Brochevarevarura is the story of three friends with a common goal

Director: Vivek Athreya; Cast: Nivetha Thomas, Nivetha Pethuraj, Sree Vishnu, Rahul Ramakrishna, Priyadarsi, Sathyadev; Music: Vivek Sagar

By Author  |  Published: 28th Jun 2019  10:38 pm
Rahul, Rambo and Rocky change their reckless attitude and decide to help a fellow student achieve her goal.

From deadpan humour to crackling gags, the Telugu comedy genre is undergoing a transitional phase with a young lot of filmmakers breaking the mundane. If filmy buffs are to vouch for the best of comic movies in recent times, Brochevarevarura stands tall.

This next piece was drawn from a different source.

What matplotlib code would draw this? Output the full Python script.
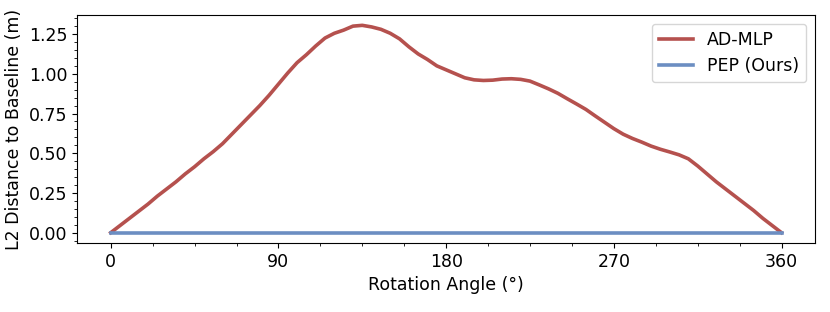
import matplotlib
matplotlib.use("Agg")
import matplotlib.pyplot as plt
from matplotlib.ticker import MultipleLocator, FormatStrFormatter

# rotation angle in degrees, read every 5 deg off the reference
angles = list(range(0, 365, 5))
ad_mlp = [0.000, 0.045, 0.090, 0.135, 0.180, 0.230, 0.275, 0.320, 0.370, 0.415,
          0.465, 0.510, 0.560, 0.620, 0.680, 0.740, 0.800, 0.865, 0.935, 1.005,
          1.070, 1.120, 1.175, 1.225, 1.255, 1.275, 1.300, 1.305, 1.295, 1.280,
          1.255, 1.220, 1.170, 1.125, 1.090, 1.050, 1.025, 1.000, 0.975, 0.962,
          0.958, 0.960, 0.967, 0.969, 0.965, 0.954, 0.930, 0.905, 0.877, 0.843,
          0.810, 0.776, 0.735, 0.695, 0.655, 0.620, 0.593, 0.570, 0.545, 0.525,
          0.508, 0.490, 0.465, 0.420, 0.370, 0.320, 0.275, 0.230, 0.185, 0.140,
          0.090, 0.045, 0.000]
pep = [0.0] * len(angles)

FS = 12.5

fig = plt.figure(figsize=(8.3, 3.12), dpi=100)
ax = fig.add_axes([0.093, 0.221, 0.889, 0.731])

ax.plot(angles, ad_mlp, color="#b5514e", lw=2.6, label="AD-MLP")
ax.plot(angles, pep, color="#6c8ec2", lw=2.6, label="PEP (Ours)")

ax.set_xticks([0, 90, 180, 270, 360])
ax.xaxis.set_minor_locator(MultipleLocator(22.5))
ax.yaxis.set_major_locator(MultipleLocator(0.25))
ax.yaxis.set_minor_locator(MultipleLocator(0.05))
ax.yaxis.set_major_formatter(FormatStrFormatter("%.2f"))
ax.tick_params(labelsize=FS)

ax.set_xlabel("Rotation Angle (°)", fontsize=FS)
ax.set_ylabel("L2 Distance to Baseline (m)", fontsize=FS)
ax.legend(loc="upper right", fontsize=FS)

fig.savefig("out.png", dpi=100)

With an archaic touch to its title, the movie had grabbed attention ever since the theatrical trailer was released. With an enriching on-screen performance from Nivetha Thomas as a struggling classical dancer and subtle innuendos of the trio — Sree Vishnu, Rahul Ramakrishna and Priyadarsi, the director Vivek Athreya has yet again pulled it off, leaving the audience in splits and awe; running two parallel stories.

The movie starts off with R3, which is what they call themselves — Rahul, Rambo and Rocky — Sree Vishnu, Rahul Ramakrishna and Priyadarsi respectively, as backbenchers who get it routinely from teachers and parents as they struggle to get through intermediate exams over the years.

Another parallel story is of a young aspiring director Vishal (Sathyadev), who makes every attempt possible to get producers to fund his script. After meeting a prospective producer with his script, Vishal narrates his script to star actor Shalini (Nivetha Pethuraj) to convince her for the role.

R3, all the three, bump into Mitra (Nivetha Thomas) at their college one day. An already depressed Mitra, the daughter of the college principal, had to resume studies against her wishes of becoming a professional classical dancer. The reckless, carefree youngsters get serious this time to help her. Rahul (Sree Vishnu) dares to take a step to plan a kidnap story for a ransom to fund Mitra. And the crime leads to an unexpected turn that hardly leaves enough space for them to wriggle out of consequent situations. Although the movie gives an impression of a fine ride in the first half, it gets serious minutes before the interval. And the second half gets all the more serious.

Besides a couple of scenes, Vivek Athreya’s closely-knitted script keeps the audience engaged. Yet again, Rahul Ramakrishna and Priyadarsi, who have impressed the audience with the Telangana dialect in their earlier movies, show their versatility with humour and sarcasm in Telugu cinematic neutral accent. Vizag lad Sree Vishnu, another acting talent, gets a break after toiling over the years as a protagonist. Sathyadev as an aspiring filmmaker too impresses. Vivek Sagar’s background score to the movie is impressive. Two years after Mental Madhilo, director Vivek Athreya comes with a movie that keeps viewers engaged.